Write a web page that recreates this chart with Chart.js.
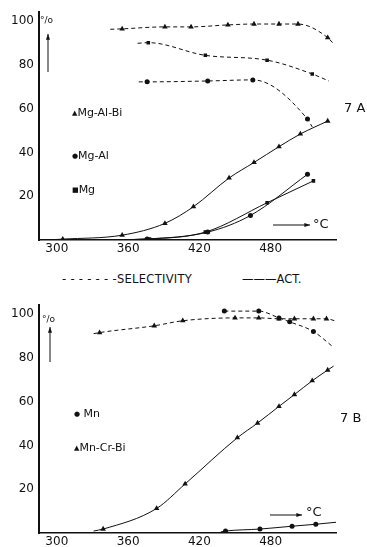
--
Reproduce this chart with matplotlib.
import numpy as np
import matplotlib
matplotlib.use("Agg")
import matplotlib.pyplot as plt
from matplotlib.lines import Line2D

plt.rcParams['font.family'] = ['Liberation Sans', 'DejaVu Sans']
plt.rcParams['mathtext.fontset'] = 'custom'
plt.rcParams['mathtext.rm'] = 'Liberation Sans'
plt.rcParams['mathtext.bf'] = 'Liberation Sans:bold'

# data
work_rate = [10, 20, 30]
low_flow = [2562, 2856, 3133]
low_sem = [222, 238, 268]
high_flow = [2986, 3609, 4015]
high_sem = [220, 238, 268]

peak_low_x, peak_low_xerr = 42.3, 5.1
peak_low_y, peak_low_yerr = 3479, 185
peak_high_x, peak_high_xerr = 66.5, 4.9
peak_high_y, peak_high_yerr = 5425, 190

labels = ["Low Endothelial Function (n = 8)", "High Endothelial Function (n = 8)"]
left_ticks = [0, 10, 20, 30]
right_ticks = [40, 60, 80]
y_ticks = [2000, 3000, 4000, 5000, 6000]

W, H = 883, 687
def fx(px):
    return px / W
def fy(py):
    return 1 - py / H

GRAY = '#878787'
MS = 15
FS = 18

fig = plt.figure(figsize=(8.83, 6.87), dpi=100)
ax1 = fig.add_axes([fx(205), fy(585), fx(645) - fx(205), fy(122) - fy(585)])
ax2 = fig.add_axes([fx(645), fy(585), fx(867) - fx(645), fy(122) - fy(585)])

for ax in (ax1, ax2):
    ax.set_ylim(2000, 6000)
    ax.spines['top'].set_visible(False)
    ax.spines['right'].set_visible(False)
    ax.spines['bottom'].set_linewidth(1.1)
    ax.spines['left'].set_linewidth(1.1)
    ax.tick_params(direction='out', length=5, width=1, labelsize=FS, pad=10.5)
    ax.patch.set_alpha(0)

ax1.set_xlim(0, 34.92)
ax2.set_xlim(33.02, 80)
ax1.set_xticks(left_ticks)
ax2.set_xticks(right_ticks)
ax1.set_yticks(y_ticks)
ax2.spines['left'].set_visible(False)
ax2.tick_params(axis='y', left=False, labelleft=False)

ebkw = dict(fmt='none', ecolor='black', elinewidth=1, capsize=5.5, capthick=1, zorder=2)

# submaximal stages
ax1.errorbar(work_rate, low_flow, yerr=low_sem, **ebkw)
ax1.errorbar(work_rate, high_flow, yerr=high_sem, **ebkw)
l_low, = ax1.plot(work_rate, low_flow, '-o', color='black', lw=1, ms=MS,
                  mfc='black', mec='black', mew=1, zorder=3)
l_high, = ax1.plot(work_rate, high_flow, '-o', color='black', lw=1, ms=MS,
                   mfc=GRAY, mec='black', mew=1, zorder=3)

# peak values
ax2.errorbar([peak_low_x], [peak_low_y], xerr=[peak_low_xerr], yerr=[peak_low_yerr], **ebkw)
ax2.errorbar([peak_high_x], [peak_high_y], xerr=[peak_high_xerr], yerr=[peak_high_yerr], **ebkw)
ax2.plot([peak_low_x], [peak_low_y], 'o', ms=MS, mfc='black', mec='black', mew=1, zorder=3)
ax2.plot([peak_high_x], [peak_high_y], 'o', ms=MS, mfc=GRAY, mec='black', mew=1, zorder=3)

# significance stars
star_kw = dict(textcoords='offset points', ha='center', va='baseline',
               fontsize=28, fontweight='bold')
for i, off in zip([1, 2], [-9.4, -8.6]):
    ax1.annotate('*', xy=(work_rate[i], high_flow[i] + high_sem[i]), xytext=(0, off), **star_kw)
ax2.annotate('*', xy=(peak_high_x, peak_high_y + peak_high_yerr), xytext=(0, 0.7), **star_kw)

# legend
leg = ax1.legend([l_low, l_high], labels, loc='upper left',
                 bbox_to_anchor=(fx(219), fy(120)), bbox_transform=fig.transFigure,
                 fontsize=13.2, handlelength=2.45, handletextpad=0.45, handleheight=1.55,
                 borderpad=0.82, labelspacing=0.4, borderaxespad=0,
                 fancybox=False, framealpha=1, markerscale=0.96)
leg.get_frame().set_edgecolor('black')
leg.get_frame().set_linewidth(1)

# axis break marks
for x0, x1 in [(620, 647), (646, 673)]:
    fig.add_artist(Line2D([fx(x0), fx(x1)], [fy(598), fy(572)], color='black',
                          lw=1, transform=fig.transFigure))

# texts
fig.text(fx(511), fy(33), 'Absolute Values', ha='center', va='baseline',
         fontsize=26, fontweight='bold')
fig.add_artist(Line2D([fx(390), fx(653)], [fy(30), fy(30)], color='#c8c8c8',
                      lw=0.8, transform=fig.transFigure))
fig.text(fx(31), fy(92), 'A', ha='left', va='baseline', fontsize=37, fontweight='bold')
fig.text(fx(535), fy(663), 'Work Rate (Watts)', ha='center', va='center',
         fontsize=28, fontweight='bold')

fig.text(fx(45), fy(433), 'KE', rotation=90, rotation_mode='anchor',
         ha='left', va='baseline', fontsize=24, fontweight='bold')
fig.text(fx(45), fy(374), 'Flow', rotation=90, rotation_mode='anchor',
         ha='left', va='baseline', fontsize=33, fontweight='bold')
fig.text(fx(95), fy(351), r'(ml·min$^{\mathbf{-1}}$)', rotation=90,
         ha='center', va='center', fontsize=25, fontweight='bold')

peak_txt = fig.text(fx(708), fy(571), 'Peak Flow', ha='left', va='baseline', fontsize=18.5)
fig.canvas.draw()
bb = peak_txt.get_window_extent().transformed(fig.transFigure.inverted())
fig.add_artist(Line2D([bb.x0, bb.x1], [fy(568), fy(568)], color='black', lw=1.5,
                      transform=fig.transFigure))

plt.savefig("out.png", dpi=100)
---
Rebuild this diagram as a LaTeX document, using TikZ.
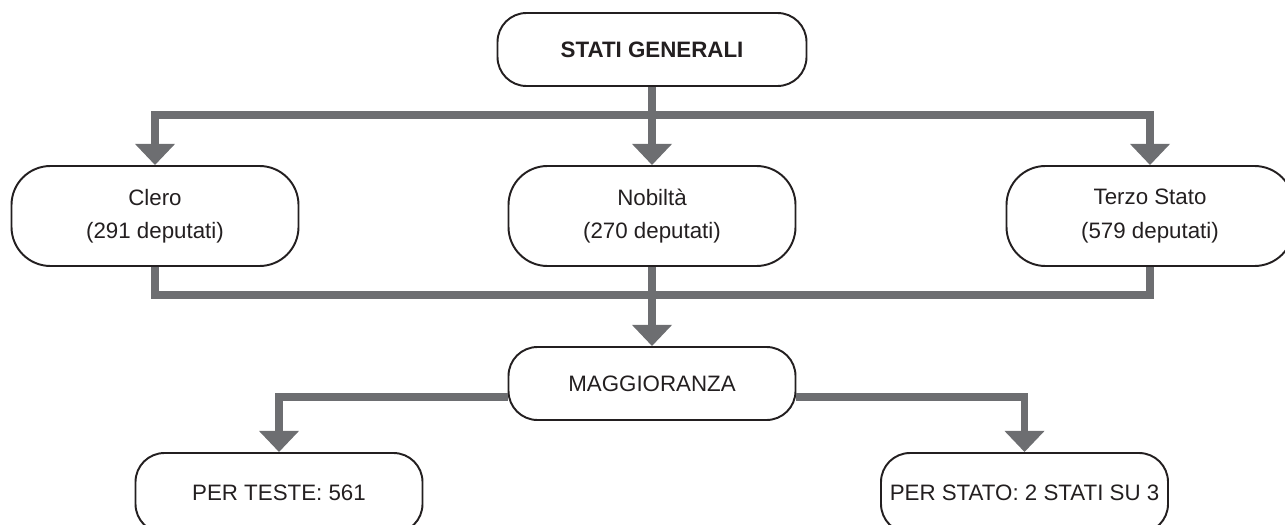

**REQUIREMENTS**
Print exactly the lines above from the one with "Reproduce this chart with matplotlib." to the one with "capsize=5.5, capthick=1, zorder=2)", including both.

**TASK OUTPUT**
Reproduce this chart with matplotlib.
import numpy as np
import matplotlib
matplotlib.use("Agg")
import matplotlib.pyplot as plt
from matplotlib.lines import Line2D

plt.rcParams['font.family'] = ['Liberation Sans', 'DejaVu Sans']
plt.rcParams['mathtext.fontset'] = 'custom'
plt.rcParams['mathtext.rm'] = 'Liberation Sans'
plt.rcParams['mathtext.bf'] = 'Liberation Sans:bold'

# data
work_rate = [10, 20, 30]
low_flow = [2562, 2856, 3133]
low_sem = [222, 238, 268]
high_flow = [2986, 3609, 4015]
high_sem = [220, 238, 268]

peak_low_x, peak_low_xerr = 42.3, 5.1
peak_low_y, peak_low_yerr = 3479, 185
peak_high_x, peak_high_xerr = 66.5, 4.9
peak_high_y, peak_high_yerr = 5425, 190

labels = ["Low Endothelial Function (n = 8)", "High Endothelial Function (n = 8)"]
left_ticks = [0, 10, 20, 30]
right_ticks = [40, 60, 80]
y_ticks = [2000, 3000, 4000, 5000, 6000]

W, H = 883, 687
def fx(px):
    return px / W
def fy(py):
    return 1 - py / H

GRAY = '#878787'
MS = 15
FS = 18

fig = plt.figure(figsize=(8.83, 6.87), dpi=100)
ax1 = fig.add_axes([fx(205), fy(585), fx(645) - fx(205), fy(122) - fy(585)])
ax2 = fig.add_axes([fx(645), fy(585), fx(867) - fx(645), fy(122) - fy(585)])

for ax in (ax1, ax2):
    ax.set_ylim(2000, 6000)
    ax.spines['top'].set_visible(False)
    ax.spines['right'].set_visible(False)
    ax.spines['bottom'].set_linewidth(1.1)
    ax.spines['left'].set_linewidth(1.1)
    ax.tick_params(direction='out', length=5, width=1, labelsize=FS, pad=10.5)
    ax.patch.set_alpha(0)

ax1.set_xlim(0, 34.92)
ax2.set_xlim(33.02, 80)
ax1.set_xticks(left_ticks)
ax2.set_xticks(right_ticks)
ax1.set_yticks(y_ticks)
ax2.spines['left'].set_visible(False)
ax2.tick_params(axis='y', left=False, labelleft=False)

ebkw = dict(fmt='none', ecolor='black', elinewidth=1, capsize=5.5, capthick=1, zorder=2)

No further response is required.